* _Source material_:
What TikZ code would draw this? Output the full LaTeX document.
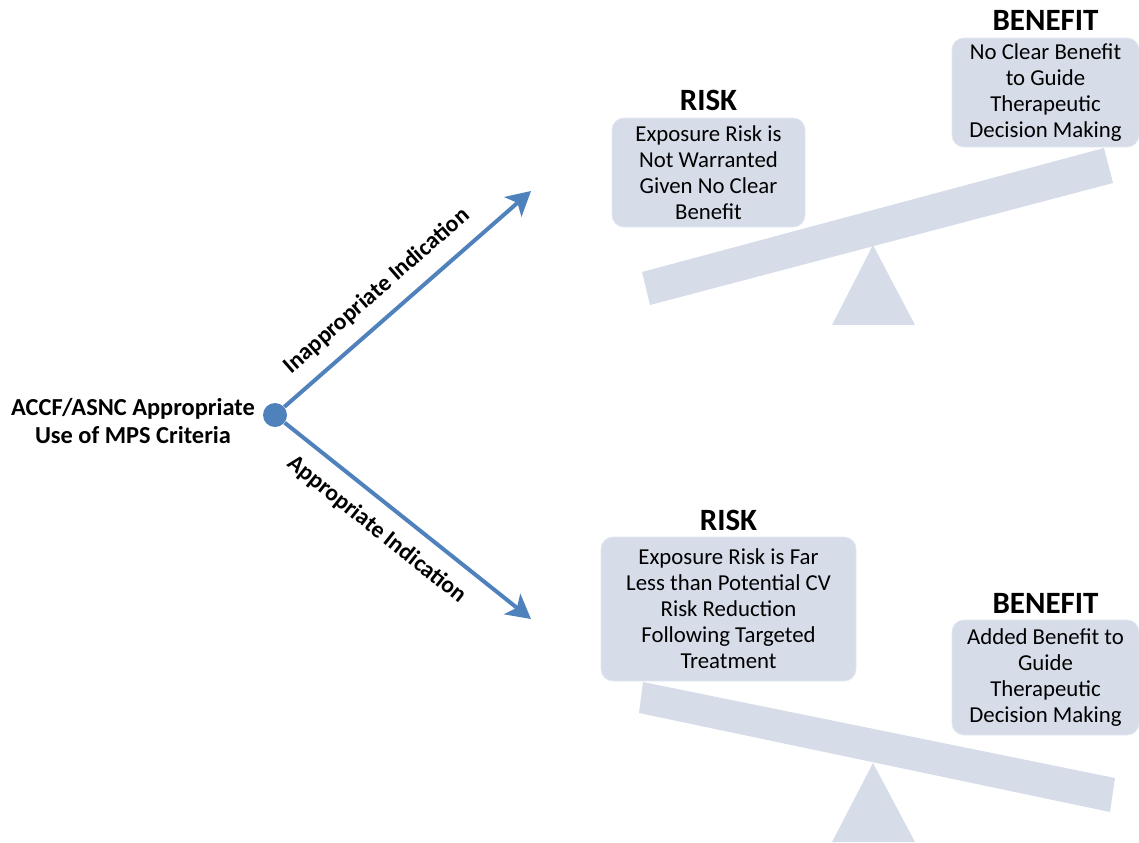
\documentclass[tikz,border=0pt]{standalone}
\usepackage{fontspec}
\setmainfont{Carlito}
\usetikzlibrary{positioning,arrows.meta}
\definecolor{arrowblue}{RGB}{79,129,189}
\definecolor{scalegray}{RGB}{214,221,233}
\tikzset{
  txtbox/.style={fill=scalegray, draw=scalegray!70!white, rounded corners=6pt, align=center, inner sep=0pt, font=\fontsize{11.4}{13}\selectfont},
  heading/.style={font=\bfseries\fontsize{15.5}{17}\selectfont, inner sep=0pt},
  branch/.style={line width=2pt, arrowblue, -{Stealth[length=12pt,width=13pt,inset=3pt]}},
  branchlbl/.style={font=\bfseries\fontsize{11.8}{13}\selectfont, text=black, sloped, inner sep=0pt}
}

\begin{document}
\begin{tikzpicture}[x=0.5pt, y=-0.5pt]
			%%%%% START %%%%%
			\useasboundingbox (0,0) rectangle (1139,842);
			
			% upper scale
			\fill[scalegray] (650,305) -- (642,272) -- (1104,148) -- (1113,183) -- cycle;
			\fill[scalegray] (873,245) -- (915,325) -- (832,325) -- cycle;
			
			% lower scale
			\fill[scalegray] (643,682) -- (1115,778) -- (1110,812) -- (639,713) -- cycle;
			\fill[scalegray] (873,763) -- (915,842) -- (832,842) -- cycle;
			
			\node[txtbox, minimum width=96.5pt, minimum height=54.5pt] (riskA) at (708.5,172.5) {Exposure Risk is\\Not Warranted\\Given No Clear\\Benefit};
			\node[heading, above=3pt of riskA] (riskAhd) {RISK};
			
			\node[txtbox, minimum width=93.5pt, minimum height=54.5pt] (benefitA) at (1045.5,92.5) {No Clear Benefit\\to Guide\\Therapeutic\\Decision Making};
			\node[heading, above=3.5pt of benefitA] (benefitAhd) {BENEFIT};
			
			\node[txtbox, minimum width=127.5pt, minimum height=72pt] (riskB) at (728.5,609) {Exposure Risk is Far\\Less than Potential CV\\Risk Reduction\\Following Targeted\\Treatment};
			\node[heading, above=3pt of riskB] (riskBhd) {RISK};
			
			\node[txtbox, minimum width=93.5pt, minimum height=57.5pt] (benefitB) at (1045.5,677.5) {Added Benefit to\\Guide\\Therapeutic\\Decision Making};
			\node[heading, above=3pt of benefitB] (benefitBhd) {BENEFIT};
			
			% root and branches
			\node[circle, fill=arrowblue, minimum size=12pt, inner sep=0pt] (root) at (275,415) {};
			\node[font=\bfseries\fontsize{12.2}{14}\selectfont, align=center] (criteria) at (133,421) {ACCF/ASNC Appropriate\\Use of MPS Criteria};
			
			\coordinate (upEnd) at (531,191);
			\coordinate (downEnd) at (531,619);
			\draw[branch] (root) -- (upEnd) node[branchlbl, pos=0.445, above=7pt] {Inappropriate Indication};
			\draw[branch] (root) -- (downEnd) node[branchlbl, pos=0.44, below=7pt] {Appropriate Indication};
			
			%%%%% END %%%%%
\end{tikzpicture}
\end{document}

* _Written task_:
Search the data for "draw". Copy every line that has it.

* _Task result_:
What TikZ code would draw this? Output the full LaTeX document.
  txtbox/.style={fill=scalegray, draw=scalegray!70!white, rounded corners=6pt, align=center, inner sep=0pt, font=\fontsize{11.4}{13}\selectfont},
			\draw[branch] (root) -- (upEnd) node[branchlbl, pos=0.445, above=7pt] {Inappropriate Indication};
			\draw[branch] (root) -- (downEnd) node[branchlbl, pos=0.44, below=7pt] {Appropriate Indication};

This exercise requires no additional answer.